KeyboardViewController now only contains code to set up the keyboard view. Here’s what you created:

  1. A property to hold reference to a MorseKeyboardView object.
  2. An instance of MorseKeyboardView is added to the controller’s root inputView.
  3. Constraints pinning morseKeyboardView to the superview are added and activated.

Rather than building out the UI from scratch, you’re simply reusing the same code from the host app. Build and run the keyboard extension through Safari. Select the address bar and long-press the globe key to select MorseKeyboard.

Things are looking a little better: The keys are clickable, and the correct letter is being shown within the keyboard preview, but the address bar isn’t updating.

Note: You’ll notice that the height of the keyboard is different from that of the system keyboard.

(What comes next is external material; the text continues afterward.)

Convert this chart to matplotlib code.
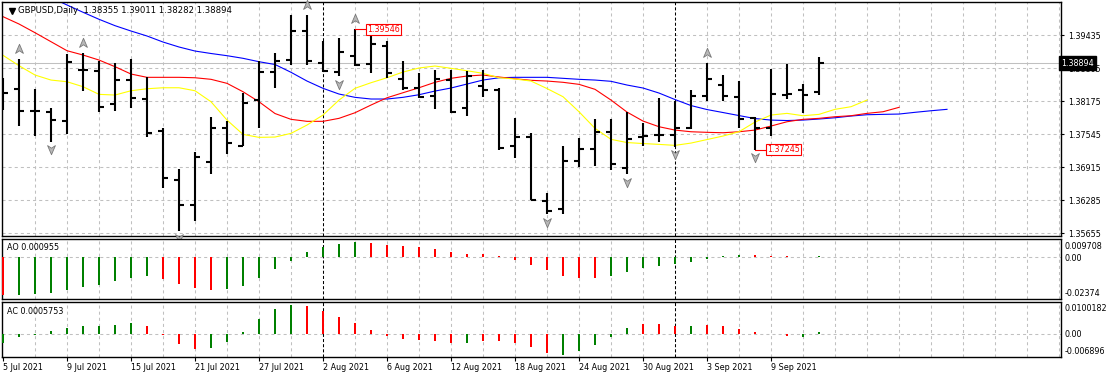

Keyboard extensions automatically infer their height based on the nib’s Auto Layout constraints.

Things look great, but something’s missing: the mandatory next keyboard button!

Open MorseKeyboardView.xib and you’ll see there’s already a next keyboard globe added to the nib.

Hmm… it looks like something’s hiding the next keyboard key. Open MorseKeyboardView.swift and look at the method setNextKeyboardVisible(_:).

This is a custom method that actives and deactivates certain constraints to hide or show the next keyboard key. It exists because there are situations where you need to hide the key.

UIInputViewController defines a property needsInputModeSwitchKey that tells your custom keyboard whether or not it’s required to show a next keyboard key. An example of when this might be false is when your keyboard is running on an iPhone X. This device provides a next keyboard key below a raised keyboard by default, so you don’t need to add your own.

You’ll use this property to control the visibility of the globe key. Open KeyboardViewController.swift and add the following line to the bottom of viewDidLoad():

morseKeyboardView.setNextKeyboardVisible(needsInputModeSwitchKey)

This tells the Morse keyboard whether or not to hide the next keyboard key based on the value of needsInputModeSwitchKey.

To test this out, you’ll need to run the keyboard on multiple devices. Build and run on both an iPhone X and any other iPhone. Remember to add the keyboard through Settings ▸ General ▸ Keyboard ▸ Keyboards ▸ Add New Keyboard… if you’re running a new device.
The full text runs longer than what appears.